The Stop Button




Moana (2016, Don Hall, Chris Williams, Ron Clements, and John Musker)


Moana takes a while to find its stride. Directors Clements and Musker and Hall and Williams aren’t at ease until the movie’s on the water. The film starts on a Polynesian island, with a young chief-in-training (Auli’i Cravalho) secretly longing not to be stuck on the island paradise, but out exploring the ocean. Grandmother Rachel House encourages her, dad Temuera Morrison does not, she’s got an adorable pet pig and dimwit chicken as sidekicks… it’s cute, but it’s pretty shallow.

Once the movie gets out to water, however, everything changes. Cravalho isn’t reacting to House or Morrison, the performance all of a sudden has energy and personality. Until that point, it’s been entirely unclear how the story is going to work. Every time it seems like it’s going to be a quest story, Morrison steps in and shuts it down for a few more minutes. The first act of Moana is overlong.

Back to the water. The computer generation animation in Moana has these distinct thick edges for the characters. Again, cute enough, brings in some extra personality, whatever. No, not whatever, because once the characters are on the water, it’s all about how the CG light hits their CG angles to make CG shadows. Moana is shockingly beautiful. And the directors know it. They compose for it. The film gets away with a lot because of that lightning and the composition.

But it’s strongest assets are leads Cravalho and Dwayne Johnson. Johnson’s really, really good, giving a personable, but measured performance. His character–a selfish, disgraced demigod who Cravalho offers a chance at redemption–has a fairly predictable arc so there shouldn’t surprises and there aren’t in the narrative sense, just in how Johnson and Cravalho interact. Johnson’s got an askew distance in his performance, fully supporting Cravalho while still doing rote predicable incorrigible sidekick.

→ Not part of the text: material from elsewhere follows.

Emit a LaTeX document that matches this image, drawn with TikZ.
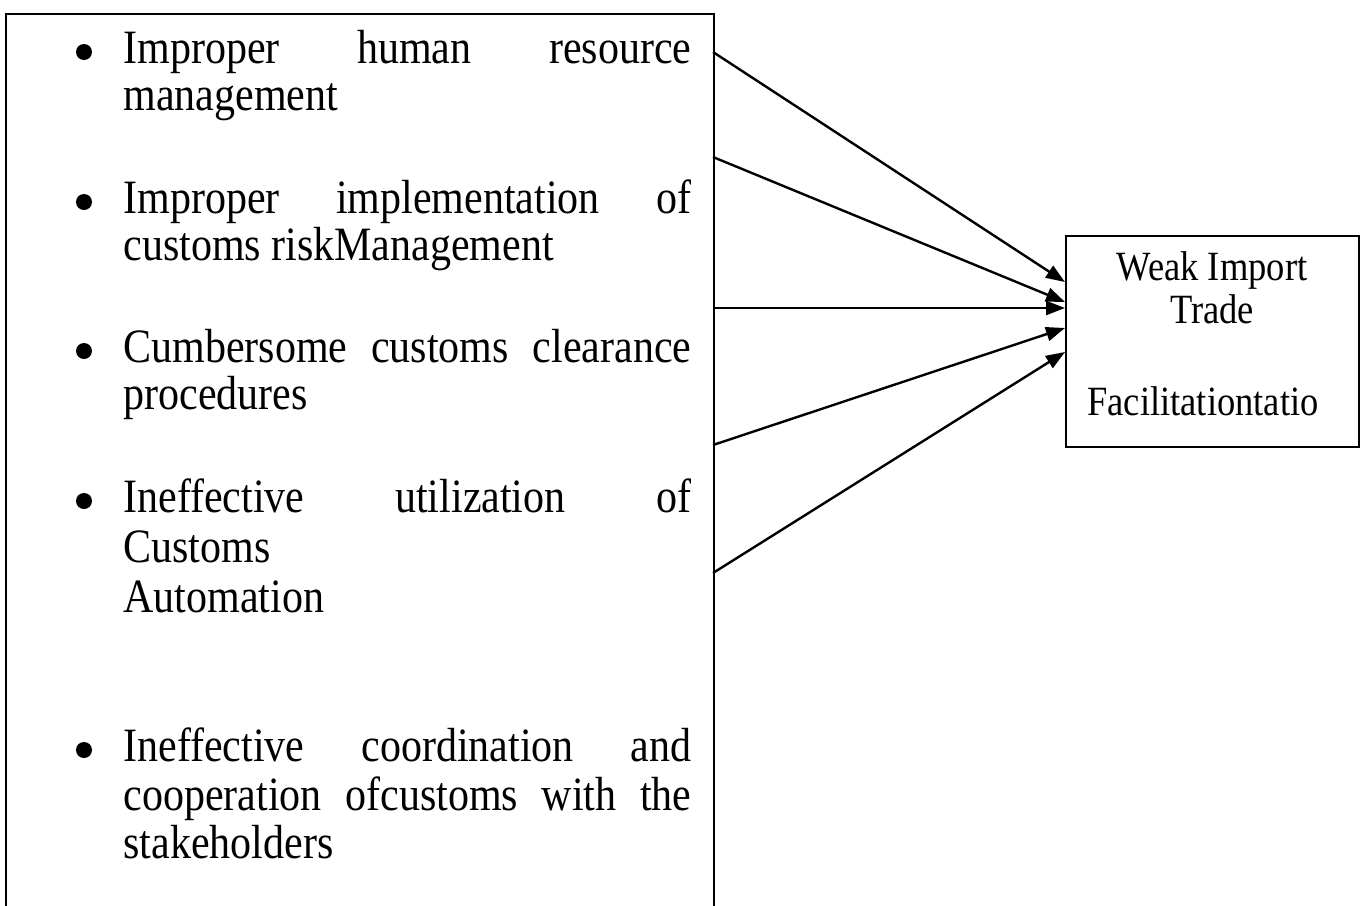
\documentclass[tikz,border=0pt]{standalone}
\usepackage{fontspec}
\setmainfont{Liberation Serif}
\usetikzlibrary{arrows.meta}
\newcommand\vstr[1]{\scalebox{1}[1.14]{#1}}
\begin{document}
\begin{tikzpicture}[x=0.5pt,y=-0.5pt,
  itemtext/.style={anchor=base west, inner sep=0pt, font=\fontsize{21}{24}\selectfont},
  bul/.style={circle, fill=black, inner sep=0pt, minimum size=8pt},
  boxline/.style={draw, line width=1pt, inner sep=0pt},
  conn/.style={line width=1.2pt, -{Triangle[length=9.5pt,width=7pt]}},
  rtext/.style={anchor=base, inner sep=0pt, font=\fontsize{18.25}{22}\selectfont},
  rtextl/.style={anchor=base west, inner sep=0pt, font=\fontsize{18.25}{22}\selectfont}]
\useasboundingbox (0,0) rectangle (1362,906);
\begin{scope}
\clip (0,0) rectangle (1362,906);
% left box (open at the bottom, runs off the page)
\node[boxline, anchor=north west, minimum width=354pt, minimum height=460pt] (lbox) at (5,13) {};
\end{scope}
% right box
\node[boxline, anchor=north west, minimum width=146.5pt, minimum height=105.5pt] (wib) at (1065,235) {};
\node[rtext] (r1) at (1212,280) {\vstr{Weak Import}};
\node[rtext] (r2) at (1212,323) {\vstr{Trade}};
\node[rtextl] (r3) at (1087,415) {\vstr{Facilitationtatio}};
% bullets
\node[bul] (b1) at (84,52) {};
\node[bul] (b2) at (84,202) {};
\node[bul] (b3) at (84,351) {};
\node[bul] (b4) at (84,501) {};
\node[bul] (b5) at (84,750) {};
% item lines
\node[itemtext] (l1a) at (123,63) {\vstr{\makebox[284pt][s]{Improper human resource}}};
\node[itemtext] (l1b) at (123,110) {\vstr{management}};
\node[itemtext] (l2a) at (123,213) {\vstr{\makebox[284pt][s]{Improper implementation of}}};
\node[itemtext] (l2b) at (123,260) {\vstr{customs riskManagement}};
\node[itemtext] (l3a) at (123,362) {\vstr{\makebox[284pt][s]{Cumbersome customs clearance}}};
\node[itemtext] (l3b) at (123,409) {\vstr{procedures}};
\node[itemtext] (l4a) at (123,512) {\vstr{\makebox[284pt][s]{Ineffective utilization of}}};
\node[itemtext] (l4b) at (123,562) {\vstr{Customs}};
\node[itemtext] (l4c) at (123,612) {\vstr{Automation}};
\node[itemtext] (l5a) at (123,761) {\vstr{\makebox[284pt][s]{Ineffective coordination and}}};
\node[itemtext] (l5b) at (123,810) {\vstr{\makebox[284pt][s]{cooperation ofcustoms with the}}};
\node[itemtext] (l5c) at (123,858) {\vstr{stakeholders}};
% connector ends
\coordinate (s1) at (713,52);
\coordinate (s2) at (713,157);
\coordinate (s3) at (713,308);
\coordinate (s4) at (713,445);
\coordinate (s5) at (713,573);
\coordinate (t1) at (1065,282);
\coordinate (t2) at (1065,302);
\coordinate (t3) at (1065,308);
\coordinate (t4) at (1065,328);
\coordinate (t5) at (1065,352);
\draw[conn] (s1) -- (t1);
\draw[conn] (s2) -- (t2);
\draw[conn] (s3) -- (t3);
\draw[conn] (s4) -- (t4);
\draw[conn] (s5) -- (t5);
\end{tikzpicture}
\end{document}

It’s a surprisingly good performance, especially since it starts before the directors have shown they can excel at anything. They haven’t proven themselves at sea yet.

Jared Bush’s script is mediocre but fine for the first act. Too long, like I said before… way too long. Then there’s action and conflict and character development and excitement. There’s action, conflict, and character development in the first act, there’s just no excitement.

Land has lectures, ground situation, ground situation songs, and sadness. Ocean has excitement and exciting action. No more lectures, just funny and sometimes touching arguments. Good slapstick. Giant crabs doing Bowie impressions (Jemaine Clement is awesome). Sentient–and evil–coconuts roaming the high seas under the pirate flag. A lava beast. Oh, and a ghost. That’s a particularly gorgeous night sequence, because the light from the ghost–it’s a good ghost–provides the lightning for the figures’ angles.

Moana’s a thoughtful, gorgeous, amiably complex picture. The directors do well, the script does well, the computer animation’s breathtaking. Cravalho, Johnson, and House are all wonderful. It’s a lovely film.